### GIVEN PROBLEM
Please take the entries below from the first line through the line containing "plot_h = H - T - B" and repeat them exactly, leaving out everything after.

_ _ _ _

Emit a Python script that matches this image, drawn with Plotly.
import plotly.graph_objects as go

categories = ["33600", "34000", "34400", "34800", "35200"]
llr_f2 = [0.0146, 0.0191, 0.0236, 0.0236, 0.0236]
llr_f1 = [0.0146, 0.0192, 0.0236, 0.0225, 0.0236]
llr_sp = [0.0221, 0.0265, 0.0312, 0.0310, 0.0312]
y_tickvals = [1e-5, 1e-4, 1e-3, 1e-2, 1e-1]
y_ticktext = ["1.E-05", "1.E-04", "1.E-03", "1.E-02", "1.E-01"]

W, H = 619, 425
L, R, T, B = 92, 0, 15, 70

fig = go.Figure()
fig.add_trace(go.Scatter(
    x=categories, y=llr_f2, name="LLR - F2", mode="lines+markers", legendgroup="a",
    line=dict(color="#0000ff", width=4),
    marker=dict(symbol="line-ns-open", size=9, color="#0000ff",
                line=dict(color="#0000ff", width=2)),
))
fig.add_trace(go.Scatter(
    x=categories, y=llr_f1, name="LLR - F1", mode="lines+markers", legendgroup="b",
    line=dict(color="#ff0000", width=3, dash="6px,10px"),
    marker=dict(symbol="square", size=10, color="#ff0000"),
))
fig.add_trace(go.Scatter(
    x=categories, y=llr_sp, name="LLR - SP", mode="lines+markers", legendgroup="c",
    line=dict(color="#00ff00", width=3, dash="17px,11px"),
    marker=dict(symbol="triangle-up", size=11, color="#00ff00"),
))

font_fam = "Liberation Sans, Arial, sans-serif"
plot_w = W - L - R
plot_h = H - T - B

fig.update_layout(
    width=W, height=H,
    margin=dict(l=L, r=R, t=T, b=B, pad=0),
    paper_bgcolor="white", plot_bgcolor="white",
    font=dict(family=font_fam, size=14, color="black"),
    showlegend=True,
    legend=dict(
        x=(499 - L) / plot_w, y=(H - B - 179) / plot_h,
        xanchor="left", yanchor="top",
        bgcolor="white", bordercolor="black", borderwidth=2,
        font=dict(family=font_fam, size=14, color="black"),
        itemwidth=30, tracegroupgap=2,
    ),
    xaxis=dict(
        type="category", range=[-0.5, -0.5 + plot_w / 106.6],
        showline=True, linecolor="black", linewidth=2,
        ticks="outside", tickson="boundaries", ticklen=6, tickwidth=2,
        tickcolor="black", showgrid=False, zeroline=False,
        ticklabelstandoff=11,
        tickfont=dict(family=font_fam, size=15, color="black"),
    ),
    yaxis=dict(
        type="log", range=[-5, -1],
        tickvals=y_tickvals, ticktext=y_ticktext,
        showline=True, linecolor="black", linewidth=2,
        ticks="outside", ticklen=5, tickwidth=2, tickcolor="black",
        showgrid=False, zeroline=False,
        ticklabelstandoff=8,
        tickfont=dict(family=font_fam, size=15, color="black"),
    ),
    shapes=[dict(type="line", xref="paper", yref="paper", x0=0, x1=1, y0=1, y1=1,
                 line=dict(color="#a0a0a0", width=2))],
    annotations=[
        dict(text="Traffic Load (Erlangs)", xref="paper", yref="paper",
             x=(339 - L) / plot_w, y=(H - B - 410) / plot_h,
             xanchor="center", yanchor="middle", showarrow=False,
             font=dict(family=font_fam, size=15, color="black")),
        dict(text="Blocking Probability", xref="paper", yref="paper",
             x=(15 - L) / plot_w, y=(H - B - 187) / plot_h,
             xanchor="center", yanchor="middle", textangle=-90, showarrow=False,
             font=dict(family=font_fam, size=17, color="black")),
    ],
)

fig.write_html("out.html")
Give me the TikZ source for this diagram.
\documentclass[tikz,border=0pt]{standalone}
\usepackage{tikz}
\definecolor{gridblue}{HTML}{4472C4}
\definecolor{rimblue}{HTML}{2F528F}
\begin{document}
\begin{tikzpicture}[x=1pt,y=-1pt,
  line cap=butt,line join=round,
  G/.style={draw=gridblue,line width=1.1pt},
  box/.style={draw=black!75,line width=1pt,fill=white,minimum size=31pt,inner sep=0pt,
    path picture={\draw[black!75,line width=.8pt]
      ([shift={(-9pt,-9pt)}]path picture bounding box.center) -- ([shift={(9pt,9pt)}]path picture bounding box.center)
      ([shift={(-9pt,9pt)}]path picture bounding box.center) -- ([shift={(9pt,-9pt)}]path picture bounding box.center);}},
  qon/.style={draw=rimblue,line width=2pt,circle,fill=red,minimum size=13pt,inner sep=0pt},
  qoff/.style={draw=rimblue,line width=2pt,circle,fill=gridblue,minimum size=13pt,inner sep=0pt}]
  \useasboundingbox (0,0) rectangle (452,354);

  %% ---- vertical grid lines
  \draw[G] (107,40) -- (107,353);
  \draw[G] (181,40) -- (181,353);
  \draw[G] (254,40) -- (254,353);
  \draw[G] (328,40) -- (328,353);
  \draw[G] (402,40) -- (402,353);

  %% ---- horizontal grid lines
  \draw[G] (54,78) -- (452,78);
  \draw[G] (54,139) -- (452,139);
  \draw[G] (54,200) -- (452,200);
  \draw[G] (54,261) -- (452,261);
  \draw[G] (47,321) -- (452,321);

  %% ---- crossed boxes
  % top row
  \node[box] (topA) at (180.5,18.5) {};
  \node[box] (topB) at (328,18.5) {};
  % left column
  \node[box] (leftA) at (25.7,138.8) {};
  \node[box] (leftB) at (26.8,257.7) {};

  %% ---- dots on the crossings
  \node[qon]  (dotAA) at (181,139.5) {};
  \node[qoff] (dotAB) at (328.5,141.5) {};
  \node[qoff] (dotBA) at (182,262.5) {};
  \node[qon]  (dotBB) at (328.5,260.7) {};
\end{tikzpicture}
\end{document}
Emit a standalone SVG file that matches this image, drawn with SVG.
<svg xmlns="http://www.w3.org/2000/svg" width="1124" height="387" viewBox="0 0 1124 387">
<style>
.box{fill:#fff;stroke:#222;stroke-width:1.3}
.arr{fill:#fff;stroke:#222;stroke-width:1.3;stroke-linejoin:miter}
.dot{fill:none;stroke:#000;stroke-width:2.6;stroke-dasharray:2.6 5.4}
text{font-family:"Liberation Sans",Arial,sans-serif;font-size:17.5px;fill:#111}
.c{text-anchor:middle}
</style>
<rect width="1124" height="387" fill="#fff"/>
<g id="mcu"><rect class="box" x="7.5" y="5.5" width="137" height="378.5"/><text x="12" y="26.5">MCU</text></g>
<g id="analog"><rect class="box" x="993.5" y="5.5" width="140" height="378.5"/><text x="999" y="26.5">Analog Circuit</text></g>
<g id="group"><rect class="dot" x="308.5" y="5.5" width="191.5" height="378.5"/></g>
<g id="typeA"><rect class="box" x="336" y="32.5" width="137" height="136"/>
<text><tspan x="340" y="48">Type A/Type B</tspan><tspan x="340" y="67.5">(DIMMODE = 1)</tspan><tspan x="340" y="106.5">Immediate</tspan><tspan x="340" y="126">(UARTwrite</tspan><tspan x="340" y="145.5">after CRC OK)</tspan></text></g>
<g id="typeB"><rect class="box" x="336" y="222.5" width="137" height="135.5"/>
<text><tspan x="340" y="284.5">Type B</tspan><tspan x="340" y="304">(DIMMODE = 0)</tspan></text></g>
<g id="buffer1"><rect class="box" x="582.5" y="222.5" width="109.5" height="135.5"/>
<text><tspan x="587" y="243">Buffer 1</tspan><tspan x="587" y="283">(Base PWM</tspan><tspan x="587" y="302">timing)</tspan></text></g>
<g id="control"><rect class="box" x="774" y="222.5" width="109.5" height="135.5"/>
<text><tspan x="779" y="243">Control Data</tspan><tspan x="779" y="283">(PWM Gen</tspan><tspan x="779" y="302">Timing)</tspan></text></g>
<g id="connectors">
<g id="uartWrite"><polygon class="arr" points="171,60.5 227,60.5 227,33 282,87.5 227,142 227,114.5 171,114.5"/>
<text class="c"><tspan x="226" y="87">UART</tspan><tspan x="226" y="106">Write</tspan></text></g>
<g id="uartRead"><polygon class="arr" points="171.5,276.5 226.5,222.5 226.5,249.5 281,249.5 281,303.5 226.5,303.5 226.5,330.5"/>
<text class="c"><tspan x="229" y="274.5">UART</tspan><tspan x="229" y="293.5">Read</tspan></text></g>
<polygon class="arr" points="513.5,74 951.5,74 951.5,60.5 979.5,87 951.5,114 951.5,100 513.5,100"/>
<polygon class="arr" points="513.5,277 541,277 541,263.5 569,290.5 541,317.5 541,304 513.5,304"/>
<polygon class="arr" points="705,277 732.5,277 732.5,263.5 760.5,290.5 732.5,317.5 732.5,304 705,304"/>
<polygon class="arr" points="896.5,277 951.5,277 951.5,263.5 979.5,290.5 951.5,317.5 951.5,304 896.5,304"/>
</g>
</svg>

_ _ _ _

### EXERCISE SOLUTION
Emit a Python script that matches this image, drawn with Plotly.
import plotly.graph_objects as go

categories = ["33600", "34000", "34400", "34800", "35200"]
llr_f2 = [0.0146, 0.0191, 0.0236, 0.0236, 0.0236]
llr_f1 = [0.0146, 0.0192, 0.0236, 0.0225, 0.0236]
llr_sp = [0.0221, 0.0265, 0.0312, 0.0310, 0.0312]
y_tickvals = [1e-5, 1e-4, 1e-3, 1e-2, 1e-1]
y_ticktext = ["1.E-05", "1.E-04", "1.E-03", "1.E-02", "1.E-01"]

W, H = 619, 425
L, R, T, B = 92, 0, 15, 70

fig = go.Figure()
fig.add_trace(go.Scatter(
    x=categories, y=llr_f2, name="LLR - F2", mode="lines+markers", legendgroup="a",
    line=dict(color="#0000ff", width=4),
    marker=dict(symbol="line-ns-open", size=9, color="#0000ff",
                line=dict(color="#0000ff", width=2)),
))
fig.add_trace(go.Scatter(
    x=categories, y=llr_f1, name="LLR - F1", mode="lines+markers", legendgroup="b",
    line=dict(color="#ff0000", width=3, dash="6px,10px"),
    marker=dict(symbol="square", size=10, color="#ff0000"),
))
fig.add_trace(go.Scatter(
    x=categories, y=llr_sp, name="LLR - SP", mode="lines+markers", legendgroup="c",
    line=dict(color="#00ff00", width=3, dash="17px,11px"),
    marker=dict(symbol="triangle-up", size=11, color="#00ff00"),
))

font_fam = "Liberation Sans, Arial, sans-serif"
plot_w = W - L - R
plot_h = H - T - B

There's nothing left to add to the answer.